--- Raw data ---

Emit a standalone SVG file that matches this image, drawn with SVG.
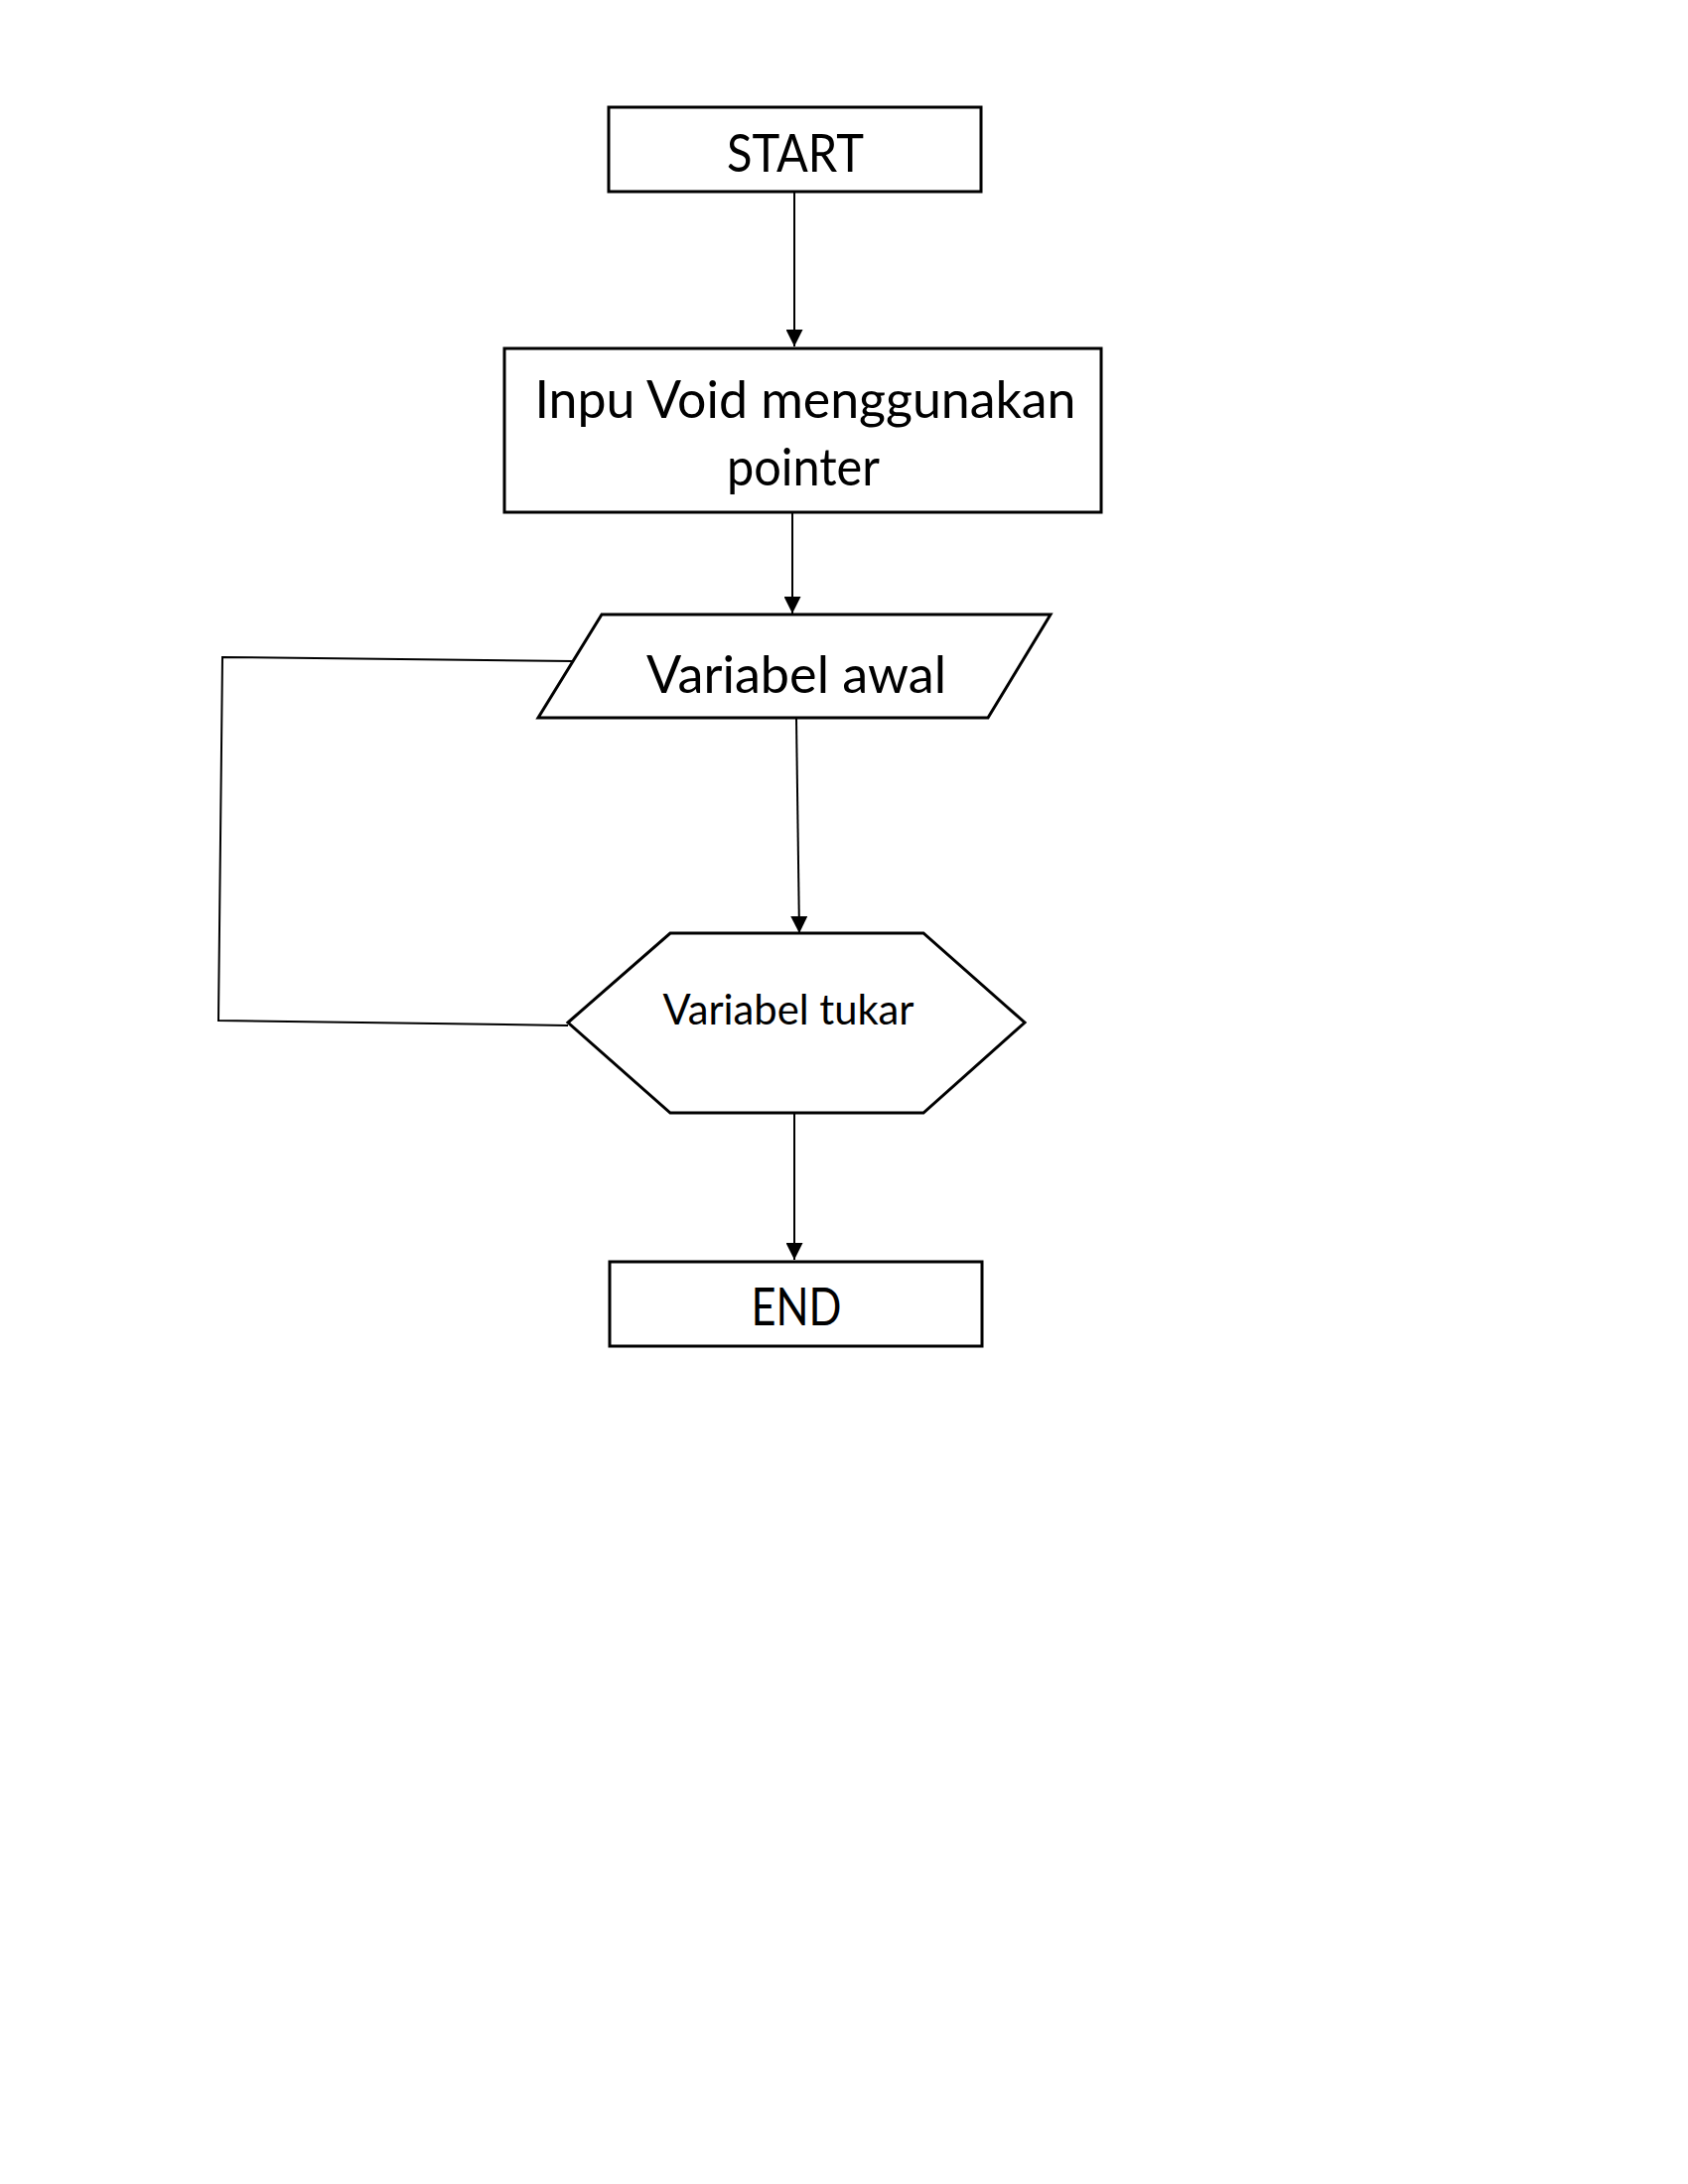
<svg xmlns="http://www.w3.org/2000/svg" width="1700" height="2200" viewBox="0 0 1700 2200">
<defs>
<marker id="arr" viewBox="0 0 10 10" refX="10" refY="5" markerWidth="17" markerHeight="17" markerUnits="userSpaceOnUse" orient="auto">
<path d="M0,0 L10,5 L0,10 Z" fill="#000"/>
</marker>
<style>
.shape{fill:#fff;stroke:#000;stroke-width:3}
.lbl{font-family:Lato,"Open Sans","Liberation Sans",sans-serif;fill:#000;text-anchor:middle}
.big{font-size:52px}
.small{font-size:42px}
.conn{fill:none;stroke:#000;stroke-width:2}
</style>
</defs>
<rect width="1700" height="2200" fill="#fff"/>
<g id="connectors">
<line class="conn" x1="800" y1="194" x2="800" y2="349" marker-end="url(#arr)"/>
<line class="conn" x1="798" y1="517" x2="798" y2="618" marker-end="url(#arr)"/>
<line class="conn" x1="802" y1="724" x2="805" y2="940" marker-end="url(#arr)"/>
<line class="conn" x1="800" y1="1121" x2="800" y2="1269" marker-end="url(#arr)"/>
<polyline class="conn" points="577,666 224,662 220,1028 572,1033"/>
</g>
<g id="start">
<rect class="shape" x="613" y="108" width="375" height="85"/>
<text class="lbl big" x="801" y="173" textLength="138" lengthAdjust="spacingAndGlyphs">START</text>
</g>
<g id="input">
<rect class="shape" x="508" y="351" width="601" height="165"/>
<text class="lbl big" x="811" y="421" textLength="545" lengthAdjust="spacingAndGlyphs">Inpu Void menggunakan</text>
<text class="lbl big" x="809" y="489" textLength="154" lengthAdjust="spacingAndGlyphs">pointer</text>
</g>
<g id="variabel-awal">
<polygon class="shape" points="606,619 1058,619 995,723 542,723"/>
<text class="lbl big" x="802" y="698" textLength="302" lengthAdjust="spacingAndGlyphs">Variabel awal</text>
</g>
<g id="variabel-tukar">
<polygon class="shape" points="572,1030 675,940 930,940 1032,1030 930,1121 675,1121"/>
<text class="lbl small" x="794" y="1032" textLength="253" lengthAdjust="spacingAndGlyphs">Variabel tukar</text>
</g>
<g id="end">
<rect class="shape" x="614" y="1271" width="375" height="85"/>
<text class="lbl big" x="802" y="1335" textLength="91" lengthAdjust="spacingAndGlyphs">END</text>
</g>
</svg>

---

*What this task involves*: Print the complete listing exactly, apart from any pictures.

*Completed task*:
Emit a standalone SVG file that matches this image, drawn with SVG.
<svg xmlns="http://www.w3.org/2000/svg" width="1700" height="2200" viewBox="0 0 1700 2200">
<defs>
<marker id="arr" viewBox="0 0 10 10" refX="10" refY="5" markerWidth="17" markerHeight="17" markerUnits="userSpaceOnUse" orient="auto">
<path d="M0,0 L10,5 L0,10 Z" fill="#000"/>
</marker>
<style>
.shape{fill:#fff;stroke:#000;stroke-width:3}
.lbl{font-family:Lato,"Open Sans","Liberation Sans",sans-serif;fill:#000;text-anchor:middle}
.big{font-size:52px}
.small{font-size:42px}
.conn{fill:none;stroke:#000;stroke-width:2}
</style>
</defs>
<rect width="1700" height="2200" fill="#fff"/>
<g id="connectors">
<line class="conn" x1="800" y1="194" x2="800" y2="349" marker-end="url(#arr)"/>
<line class="conn" x1="798" y1="517" x2="798" y2="618" marker-end="url(#arr)"/>
<line class="conn" x1="802" y1="724" x2="805" y2="940" marker-end="url(#arr)"/>
<line class="conn" x1="800" y1="1121" x2="800" y2="1269" marker-end="url(#arr)"/>
<polyline class="conn" points="577,666 224,662 220,1028 572,1033"/>
</g>
<g id="start">
<rect class="shape" x="613" y="108" width="375" height="85"/>
<text class="lbl big" x="801" y="173" textLength="138" lengthAdjust="spacingAndGlyphs">START</text>
</g>
<g id="input">
<rect class="shape" x="508" y="351" width="601" height="165"/>
<text class="lbl big" x="811" y="421" textLength="545" lengthAdjust="spacingAndGlyphs">Inpu Void menggunakan</text>
<text class="lbl big" x="809" y="489" textLength="154" lengthAdjust="spacingAndGlyphs">pointer</text>
</g>
<g id="variabel-awal">
<polygon class="shape" points="606,619 1058,619 995,723 542,723"/>
<text class="lbl big" x="802" y="698" textLength="302" lengthAdjust="spacingAndGlyphs">Variabel awal</text>
</g>
<g id="variabel-tukar">
<polygon class="shape" points="572,1030 675,940 930,940 1032,1030 930,1121 675,1121"/>
<text class="lbl small" x="794" y="1032" textLength="253" lengthAdjust="spacingAndGlyphs">Variabel tukar</text>
</g>
<g id="end">
<rect class="shape" x="614" y="1271" width="375" height="85"/>
<text class="lbl big" x="802" y="1335" textLength="91" lengthAdjust="spacingAndGlyphs">END</text>
</g>
</svg>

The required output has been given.